Job = Each line below should be retyped exactly, with no pictures.

○ ○ ○ ○ ○ ○ ○

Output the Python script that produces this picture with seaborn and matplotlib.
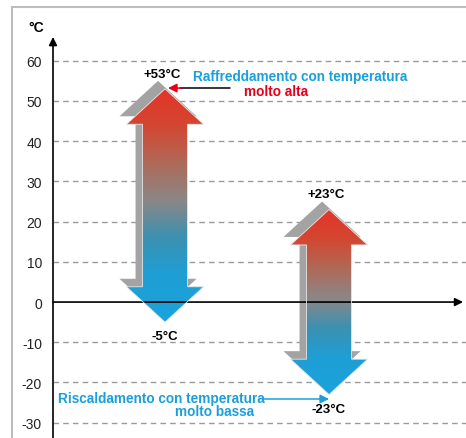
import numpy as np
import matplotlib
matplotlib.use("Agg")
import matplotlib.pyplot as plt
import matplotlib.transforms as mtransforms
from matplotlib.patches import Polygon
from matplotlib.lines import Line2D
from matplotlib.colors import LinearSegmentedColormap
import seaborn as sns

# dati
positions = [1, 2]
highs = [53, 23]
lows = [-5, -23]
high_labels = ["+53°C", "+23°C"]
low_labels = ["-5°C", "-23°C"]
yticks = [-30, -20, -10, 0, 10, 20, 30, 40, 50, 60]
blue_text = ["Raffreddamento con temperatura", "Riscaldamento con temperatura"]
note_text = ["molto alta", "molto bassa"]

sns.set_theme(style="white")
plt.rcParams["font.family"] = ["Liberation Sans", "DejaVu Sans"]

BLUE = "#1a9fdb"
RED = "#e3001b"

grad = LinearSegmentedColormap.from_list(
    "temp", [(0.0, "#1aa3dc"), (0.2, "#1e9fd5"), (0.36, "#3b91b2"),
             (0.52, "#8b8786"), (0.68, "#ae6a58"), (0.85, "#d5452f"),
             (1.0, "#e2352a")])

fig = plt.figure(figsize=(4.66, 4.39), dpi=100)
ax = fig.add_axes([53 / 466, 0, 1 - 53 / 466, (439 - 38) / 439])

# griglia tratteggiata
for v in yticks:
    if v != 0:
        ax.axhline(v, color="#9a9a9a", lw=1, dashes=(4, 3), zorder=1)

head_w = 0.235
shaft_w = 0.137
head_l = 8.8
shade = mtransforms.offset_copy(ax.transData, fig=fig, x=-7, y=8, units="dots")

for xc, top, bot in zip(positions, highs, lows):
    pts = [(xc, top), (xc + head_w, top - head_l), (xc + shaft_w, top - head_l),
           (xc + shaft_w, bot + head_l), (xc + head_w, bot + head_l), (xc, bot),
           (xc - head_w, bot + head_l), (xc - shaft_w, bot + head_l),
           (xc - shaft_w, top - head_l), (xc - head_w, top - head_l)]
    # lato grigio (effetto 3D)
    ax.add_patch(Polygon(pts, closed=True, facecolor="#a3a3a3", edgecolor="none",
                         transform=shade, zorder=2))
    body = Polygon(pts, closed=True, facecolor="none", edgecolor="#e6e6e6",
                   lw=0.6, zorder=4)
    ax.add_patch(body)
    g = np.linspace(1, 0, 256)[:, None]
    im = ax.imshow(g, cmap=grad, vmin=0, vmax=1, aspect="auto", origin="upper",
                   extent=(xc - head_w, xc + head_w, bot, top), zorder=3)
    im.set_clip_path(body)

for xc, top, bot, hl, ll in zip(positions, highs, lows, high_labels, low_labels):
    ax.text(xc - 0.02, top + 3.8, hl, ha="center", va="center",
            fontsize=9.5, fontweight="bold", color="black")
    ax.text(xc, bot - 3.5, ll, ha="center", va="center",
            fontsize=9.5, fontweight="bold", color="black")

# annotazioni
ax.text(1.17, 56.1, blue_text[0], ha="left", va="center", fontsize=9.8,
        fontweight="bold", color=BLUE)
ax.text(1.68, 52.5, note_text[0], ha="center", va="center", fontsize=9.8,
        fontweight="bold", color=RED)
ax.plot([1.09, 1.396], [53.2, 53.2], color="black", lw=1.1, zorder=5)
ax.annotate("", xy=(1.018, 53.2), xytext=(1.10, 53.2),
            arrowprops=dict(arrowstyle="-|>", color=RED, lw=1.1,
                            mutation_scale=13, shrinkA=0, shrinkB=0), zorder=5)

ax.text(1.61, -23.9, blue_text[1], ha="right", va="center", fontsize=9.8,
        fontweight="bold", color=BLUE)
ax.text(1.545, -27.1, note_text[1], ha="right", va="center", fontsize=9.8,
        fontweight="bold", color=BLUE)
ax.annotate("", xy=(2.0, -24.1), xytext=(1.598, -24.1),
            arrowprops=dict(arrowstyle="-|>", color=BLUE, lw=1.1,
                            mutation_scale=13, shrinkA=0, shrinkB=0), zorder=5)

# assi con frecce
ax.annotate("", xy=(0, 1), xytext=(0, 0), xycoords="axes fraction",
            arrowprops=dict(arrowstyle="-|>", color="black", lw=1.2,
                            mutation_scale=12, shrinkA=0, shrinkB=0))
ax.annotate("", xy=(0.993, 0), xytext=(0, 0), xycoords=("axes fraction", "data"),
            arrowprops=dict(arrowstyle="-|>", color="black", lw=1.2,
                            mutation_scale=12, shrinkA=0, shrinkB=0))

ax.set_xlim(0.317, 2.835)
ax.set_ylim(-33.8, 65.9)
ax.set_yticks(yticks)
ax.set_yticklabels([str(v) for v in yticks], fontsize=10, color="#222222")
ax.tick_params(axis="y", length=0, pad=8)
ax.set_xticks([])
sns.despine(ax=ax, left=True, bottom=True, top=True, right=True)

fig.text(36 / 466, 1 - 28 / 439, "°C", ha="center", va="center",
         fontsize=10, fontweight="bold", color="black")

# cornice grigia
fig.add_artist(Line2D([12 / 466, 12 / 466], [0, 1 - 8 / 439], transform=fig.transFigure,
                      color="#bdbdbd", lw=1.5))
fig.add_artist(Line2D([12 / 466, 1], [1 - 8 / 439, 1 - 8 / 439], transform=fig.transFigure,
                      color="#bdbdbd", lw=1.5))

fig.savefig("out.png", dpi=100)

○ ○ ○ ○ ○ ○ ○

Output for this exercise =
Output the Python script that produces this picture with seaborn and matplotlib.
import numpy as np
import matplotlib
matplotlib.use("Agg")
import matplotlib.pyplot as plt
import matplotlib.transforms as mtransforms
from matplotlib.patches import Polygon
from matplotlib.lines import Line2D
from matplotlib.colors import LinearSegmentedColormap
import seaborn as sns

# dati
positions = [1, 2]
highs = [53, 23]
lows = [-5, -23]
high_labels = ["+53°C", "+23°C"]
low_labels = ["-5°C", "-23°C"]
yticks = [-30, -20, -10, 0, 10, 20, 30, 40, 50, 60]
blue_text = ["Raffreddamento con temperatura", "Riscaldamento con temperatura"]
note_text = ["molto alta", "molto bassa"]

sns.set_theme(style="white")
plt.rcParams["font.family"] = ["Liberation Sans", "DejaVu Sans"]

BLUE = "#1a9fdb"
RED = "#e3001b"

grad = LinearSegmentedColormap.from_list(
    "temp", [(0.0, "#1aa3dc"), (0.2, "#1e9fd5"), (0.36, "#3b91b2"),
             (0.52, "#8b8786"), (0.68, "#ae6a58"), (0.85, "#d5452f"),
             (1.0, "#e2352a")])

fig = plt.figure(figsize=(4.66, 4.39), dpi=100)
ax = fig.add_axes([53 / 466, 0, 1 - 53 / 466, (439 - 38) / 439])

# griglia tratteggiata
for v in yticks:
    if v != 0:
        ax.axhline(v, color="#9a9a9a", lw=1, dashes=(4, 3), zorder=1)

head_w = 0.235
shaft_w = 0.137
head_l = 8.8
shade = mtransforms.offset_copy(ax.transData, fig=fig, x=-7, y=8, units="dots")

for xc, top, bot in zip(positions, highs, lows):
    pts = [(xc, top), (xc + head_w, top - head_l), (xc + shaft_w, top - head_l),
           (xc + shaft_w, bot + head_l), (xc + head_w, bot + head_l), (xc, bot),
           (xc - head_w, bot + head_l), (xc - shaft_w, bot + head_l),
           (xc - shaft_w, top - head_l), (xc - head_w, top - head_l)]
    # lato grigio (effetto 3D)
    ax.add_patch(Polygon(pts, closed=True, facecolor="#a3a3a3", edgecolor="none",
                         transform=shade, zorder=2))
    body = Polygon(pts, closed=True, facecolor="none", edgecolor="#e6e6e6",
                   lw=0.6, zorder=4)
    ax.add_patch(body)
    g = np.linspace(1, 0, 256)[:, None]
    im = ax.imshow(g, cmap=grad, vmin=0, vmax=1, aspect="auto", origin="upper",
                   extent=(xc - head_w, xc + head_w, bot, top), zorder=3)
    im.set_clip_path(body)

for xc, top, bot, hl, ll in zip(positions, highs, lows, high_labels, low_labels):
    ax.text(xc - 0.02, top + 3.8, hl, ha="center", va="center",
            fontsize=9.5, fontweight="bold", color="black")
    ax.text(xc, bot - 3.5, ll, ha="center", va="center",
            fontsize=9.5, fontweight="bold", color="black")

# annotazioni
ax.text(1.17, 56.1, blue_text[0], ha="left", va="center", fontsize=9.8,
        fontweight="bold", color=BLUE)
ax.text(1.68, 52.5, note_text[0], ha="center", va="center", fontsize=9.8,
        fontweight="bold", color=RED)
ax.plot([1.09, 1.396], [53.2, 53.2], color="black", lw=1.1, zorder=5)
ax.annotate("", xy=(1.018, 53.2), xytext=(1.10, 53.2),
            arrowprops=dict(arrowstyle="-|>", color=RED, lw=1.1,
                            mutation_scale=13, shrinkA=0, shrinkB=0), zorder=5)

ax.text(1.61, -23.9, blue_text[1], ha="right", va="center", fontsize=9.8,
        fontweight="bold", color=BLUE)
ax.text(1.545, -27.1, note_text[1], ha="right", va="center", fontsize=9.8,
        fontweight="bold", color=BLUE)
ax.annotate("", xy=(2.0, -24.1), xytext=(1.598, -24.1),
            arrowprops=dict(arrowstyle="-|>", color=BLUE, lw=1.1,
                            mutation_scale=13, shrinkA=0, shrinkB=0), zorder=5)

# assi con frecce
ax.annotate("", xy=(0, 1), xytext=(0, 0), xycoords="axes fraction",
            arrowprops=dict(arrowstyle="-|>", color="black", lw=1.2,
                            mutation_scale=12, shrinkA=0, shrinkB=0))
ax.annotate("", xy=(0.993, 0), xytext=(0, 0), xycoords=("axes fraction", "data"),
            arrowprops=dict(arrowstyle="-|>", color="black", lw=1.2,
                            mutation_scale=12, shrinkA=0, shrinkB=0))

ax.set_xlim(0.317, 2.835)
ax.set_ylim(-33.8, 65.9)
ax.set_yticks(yticks)
ax.set_yticklabels([str(v) for v in yticks], fontsize=10, color="#222222")
ax.tick_params(axis="y", length=0, pad=8)
ax.set_xticks([])
sns.despine(ax=ax, left=True, bottom=True, top=True, right=True)

fig.text(36 / 466, 1 - 28 / 439, "°C", ha="center", va="center",
         fontsize=10, fontweight="bold", color="black")

# cornice grigia
fig.add_artist(Line2D([12 / 466, 12 / 466], [0, 1 - 8 / 439], transform=fig.transFigure,
                      color="#bdbdbd", lw=1.5))
fig.add_artist(Line2D([12 / 466, 1], [1 - 8 / 439, 1 - 8 / 439], transform=fig.transFigure,
                      color="#bdbdbd", lw=1.5))

fig.savefig("out.png", dpi=100)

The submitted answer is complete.